● **Data listing**:

┄┄┄┄┄┄┄┄┄┄┄┄┄┄┄┄┄┄┄┄

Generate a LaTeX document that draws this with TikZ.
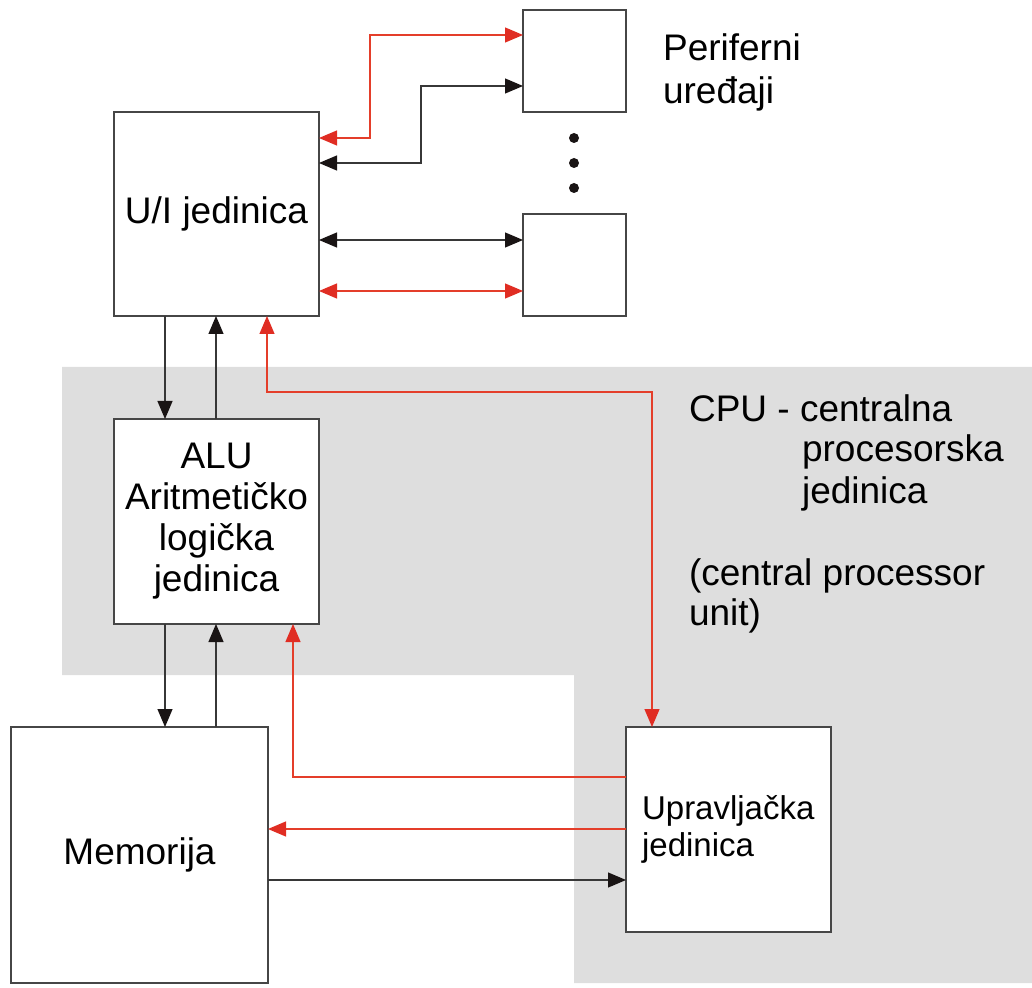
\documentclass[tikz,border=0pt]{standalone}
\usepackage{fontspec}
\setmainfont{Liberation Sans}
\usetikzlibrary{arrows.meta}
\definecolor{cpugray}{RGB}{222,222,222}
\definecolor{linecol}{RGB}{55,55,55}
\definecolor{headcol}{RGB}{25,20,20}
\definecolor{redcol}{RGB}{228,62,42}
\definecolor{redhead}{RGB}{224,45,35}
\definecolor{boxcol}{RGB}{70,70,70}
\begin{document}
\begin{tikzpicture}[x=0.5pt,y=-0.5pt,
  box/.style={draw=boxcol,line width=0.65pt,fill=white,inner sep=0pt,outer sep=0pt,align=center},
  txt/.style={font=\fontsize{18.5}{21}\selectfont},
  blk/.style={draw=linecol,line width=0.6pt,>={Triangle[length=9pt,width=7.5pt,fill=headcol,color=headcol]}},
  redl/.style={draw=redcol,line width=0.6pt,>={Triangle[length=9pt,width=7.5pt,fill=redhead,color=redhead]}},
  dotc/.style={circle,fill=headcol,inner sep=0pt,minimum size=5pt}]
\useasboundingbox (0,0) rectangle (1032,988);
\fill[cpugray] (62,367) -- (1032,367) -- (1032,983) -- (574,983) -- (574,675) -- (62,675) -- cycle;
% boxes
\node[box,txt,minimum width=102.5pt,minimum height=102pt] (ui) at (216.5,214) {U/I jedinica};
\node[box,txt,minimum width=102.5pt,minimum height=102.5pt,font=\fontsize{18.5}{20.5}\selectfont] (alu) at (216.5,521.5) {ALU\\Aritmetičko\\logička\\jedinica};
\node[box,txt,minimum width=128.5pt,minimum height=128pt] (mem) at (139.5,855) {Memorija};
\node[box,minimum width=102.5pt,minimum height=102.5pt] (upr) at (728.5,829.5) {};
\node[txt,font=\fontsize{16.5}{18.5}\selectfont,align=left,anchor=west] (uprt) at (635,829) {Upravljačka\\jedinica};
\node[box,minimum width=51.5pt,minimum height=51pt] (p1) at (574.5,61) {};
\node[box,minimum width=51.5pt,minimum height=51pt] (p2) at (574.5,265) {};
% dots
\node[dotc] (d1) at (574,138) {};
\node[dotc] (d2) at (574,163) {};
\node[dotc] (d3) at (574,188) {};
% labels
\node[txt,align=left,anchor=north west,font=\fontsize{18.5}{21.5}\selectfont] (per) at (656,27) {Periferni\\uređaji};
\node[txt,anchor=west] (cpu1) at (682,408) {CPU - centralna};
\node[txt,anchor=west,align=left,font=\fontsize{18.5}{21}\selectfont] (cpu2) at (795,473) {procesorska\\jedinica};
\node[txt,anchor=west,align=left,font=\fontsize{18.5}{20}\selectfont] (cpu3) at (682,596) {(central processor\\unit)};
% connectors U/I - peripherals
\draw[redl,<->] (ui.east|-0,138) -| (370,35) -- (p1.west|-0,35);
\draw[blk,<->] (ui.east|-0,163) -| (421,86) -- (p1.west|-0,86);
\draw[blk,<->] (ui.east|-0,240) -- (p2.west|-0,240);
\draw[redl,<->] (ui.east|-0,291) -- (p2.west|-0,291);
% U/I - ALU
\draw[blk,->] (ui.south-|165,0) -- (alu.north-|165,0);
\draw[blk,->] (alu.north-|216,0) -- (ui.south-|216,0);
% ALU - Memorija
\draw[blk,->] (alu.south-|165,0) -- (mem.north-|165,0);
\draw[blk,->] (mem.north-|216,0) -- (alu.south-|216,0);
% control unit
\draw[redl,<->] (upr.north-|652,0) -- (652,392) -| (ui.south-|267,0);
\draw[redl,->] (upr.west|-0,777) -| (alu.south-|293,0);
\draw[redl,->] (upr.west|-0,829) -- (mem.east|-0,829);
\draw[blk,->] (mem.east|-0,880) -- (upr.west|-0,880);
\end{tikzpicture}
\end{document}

┄┄┄┄┄┄┄┄┄┄┄┄┄┄┄┄┄┄┄┄

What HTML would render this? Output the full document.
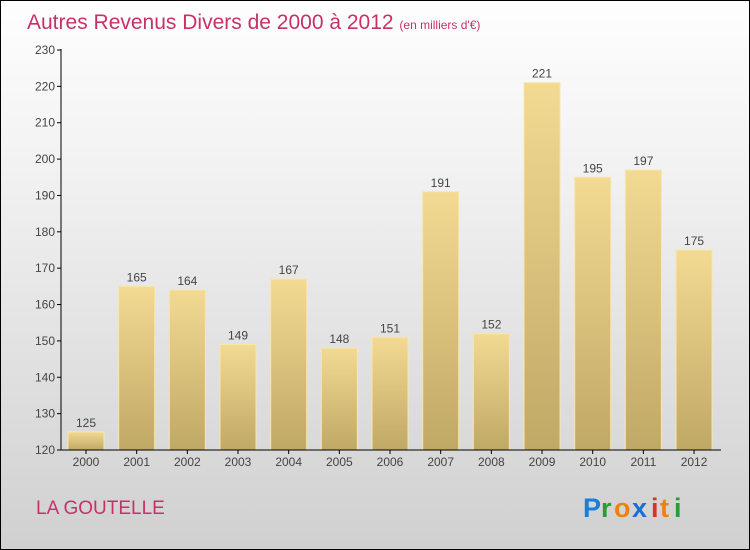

┄┄┄┄┄┄┄┄┄┄┄┄┄┄┄┄┄┄┄┄

● **What you will do**: Isolate the lines that hold the word "this" and copy all of them.

● **Full output**:
Generate a LaTeX document that draws this with TikZ.
What HTML would render this? Output the full document.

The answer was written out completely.